↓↓↓
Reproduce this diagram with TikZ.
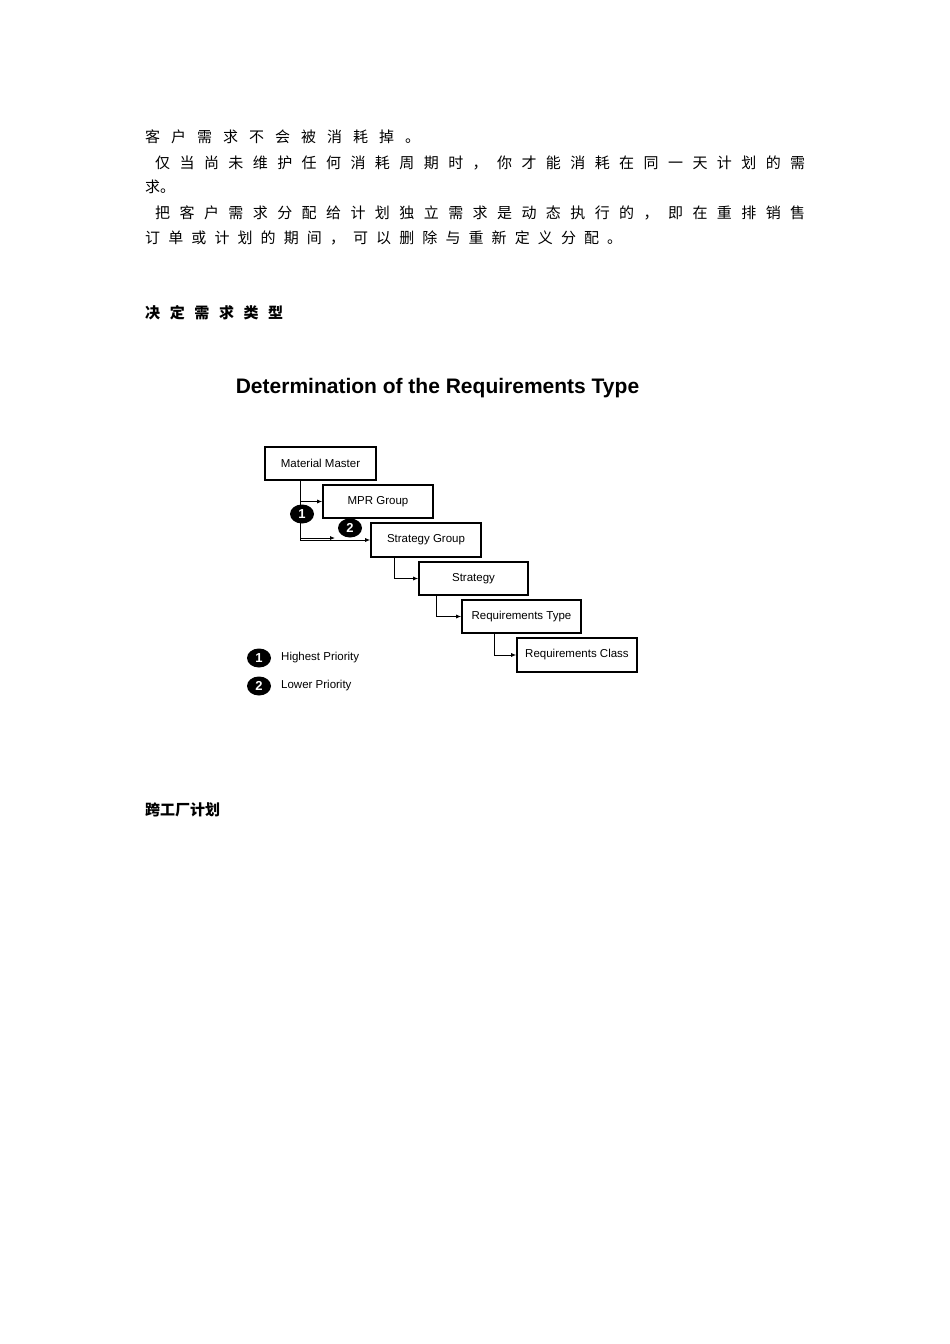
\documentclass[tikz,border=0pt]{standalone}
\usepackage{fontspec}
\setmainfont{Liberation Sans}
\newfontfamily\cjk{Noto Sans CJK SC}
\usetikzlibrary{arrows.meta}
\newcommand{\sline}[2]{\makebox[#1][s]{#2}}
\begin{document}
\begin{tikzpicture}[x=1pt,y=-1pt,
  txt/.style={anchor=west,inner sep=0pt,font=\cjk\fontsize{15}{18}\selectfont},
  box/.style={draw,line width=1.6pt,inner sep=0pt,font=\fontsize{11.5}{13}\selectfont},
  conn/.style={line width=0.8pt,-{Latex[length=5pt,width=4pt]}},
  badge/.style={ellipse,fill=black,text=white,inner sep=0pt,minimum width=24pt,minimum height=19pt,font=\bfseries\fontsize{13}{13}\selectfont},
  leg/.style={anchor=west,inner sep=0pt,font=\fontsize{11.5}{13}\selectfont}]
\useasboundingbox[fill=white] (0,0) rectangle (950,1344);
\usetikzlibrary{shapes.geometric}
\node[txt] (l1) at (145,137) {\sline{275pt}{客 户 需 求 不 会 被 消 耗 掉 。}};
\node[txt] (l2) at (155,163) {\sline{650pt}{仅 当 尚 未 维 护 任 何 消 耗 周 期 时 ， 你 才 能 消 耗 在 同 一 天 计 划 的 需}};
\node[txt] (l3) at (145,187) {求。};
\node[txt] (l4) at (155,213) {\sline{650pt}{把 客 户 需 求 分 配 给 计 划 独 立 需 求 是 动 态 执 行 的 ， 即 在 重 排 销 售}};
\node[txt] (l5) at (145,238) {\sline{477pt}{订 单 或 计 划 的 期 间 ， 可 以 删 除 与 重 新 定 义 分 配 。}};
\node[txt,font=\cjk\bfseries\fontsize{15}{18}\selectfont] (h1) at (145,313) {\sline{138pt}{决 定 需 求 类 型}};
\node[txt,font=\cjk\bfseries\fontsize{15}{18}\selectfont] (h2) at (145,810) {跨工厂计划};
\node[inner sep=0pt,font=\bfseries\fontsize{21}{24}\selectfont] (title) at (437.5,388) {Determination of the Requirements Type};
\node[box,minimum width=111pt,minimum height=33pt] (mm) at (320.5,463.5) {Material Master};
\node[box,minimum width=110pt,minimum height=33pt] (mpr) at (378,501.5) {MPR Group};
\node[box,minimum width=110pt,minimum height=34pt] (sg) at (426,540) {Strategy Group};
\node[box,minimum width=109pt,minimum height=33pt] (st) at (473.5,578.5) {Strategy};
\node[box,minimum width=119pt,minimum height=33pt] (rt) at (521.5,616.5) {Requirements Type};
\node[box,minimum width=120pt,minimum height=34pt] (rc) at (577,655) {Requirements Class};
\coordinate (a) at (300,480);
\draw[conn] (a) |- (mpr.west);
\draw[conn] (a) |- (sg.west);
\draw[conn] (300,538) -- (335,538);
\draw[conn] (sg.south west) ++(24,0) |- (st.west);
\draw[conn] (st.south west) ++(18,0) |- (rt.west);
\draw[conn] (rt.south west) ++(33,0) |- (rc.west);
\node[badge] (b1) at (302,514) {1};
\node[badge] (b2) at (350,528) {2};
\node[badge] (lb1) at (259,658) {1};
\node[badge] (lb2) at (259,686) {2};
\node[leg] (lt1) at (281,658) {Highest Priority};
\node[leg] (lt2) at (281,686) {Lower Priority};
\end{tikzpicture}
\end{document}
↑↑↑
↓↓↓
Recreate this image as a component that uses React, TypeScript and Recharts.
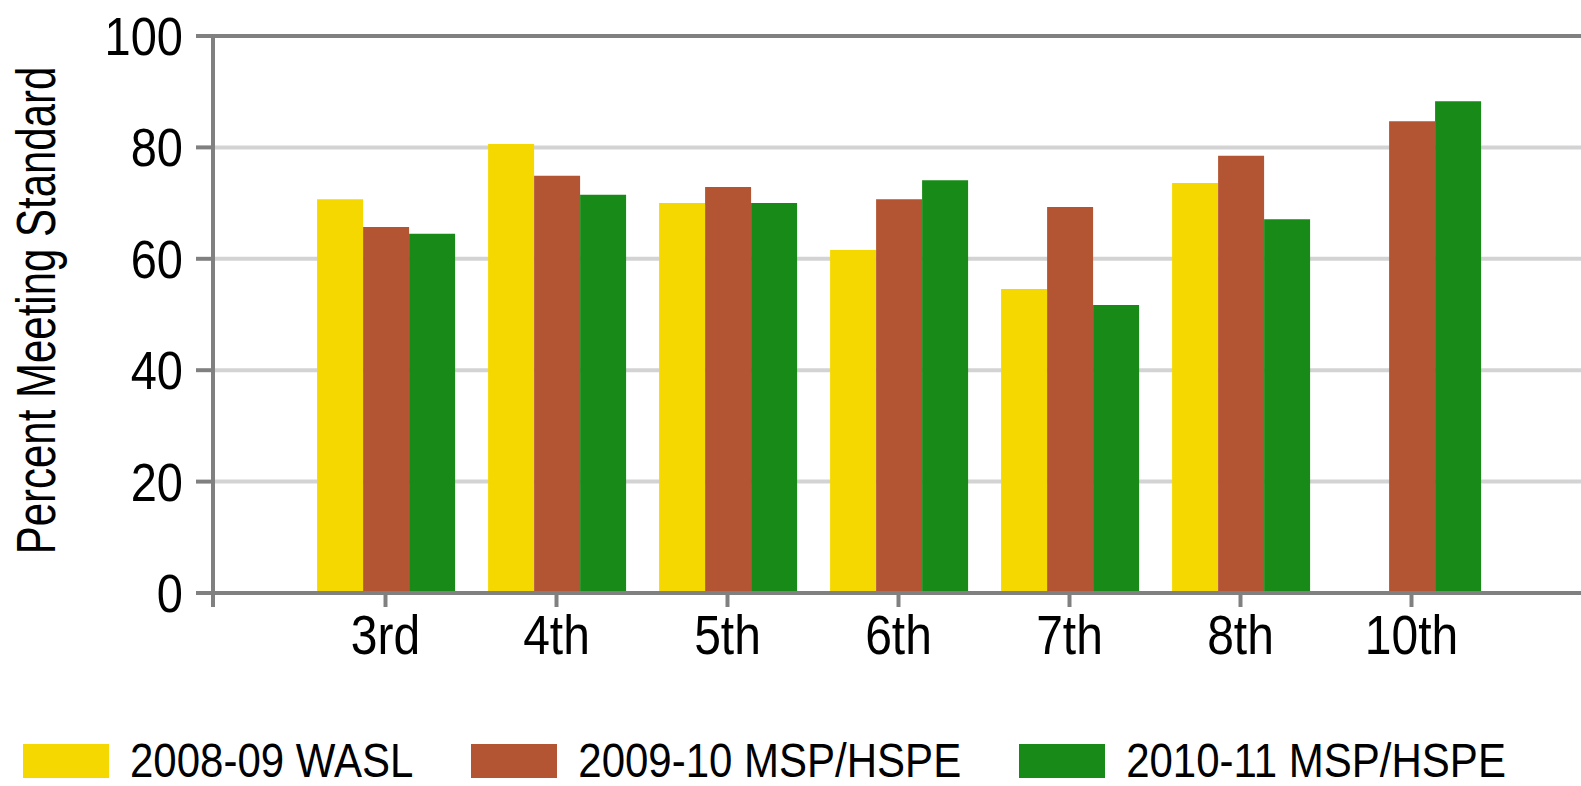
↑↑↑
↓↓↓
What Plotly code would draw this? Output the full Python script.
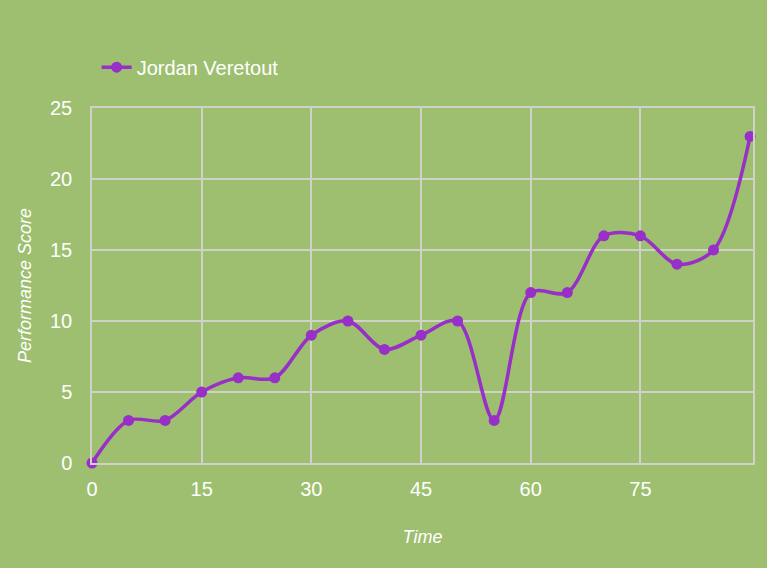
↑↑↑
Report only how many lines in the entries contain "draw".

▶ Solution to the exercise
8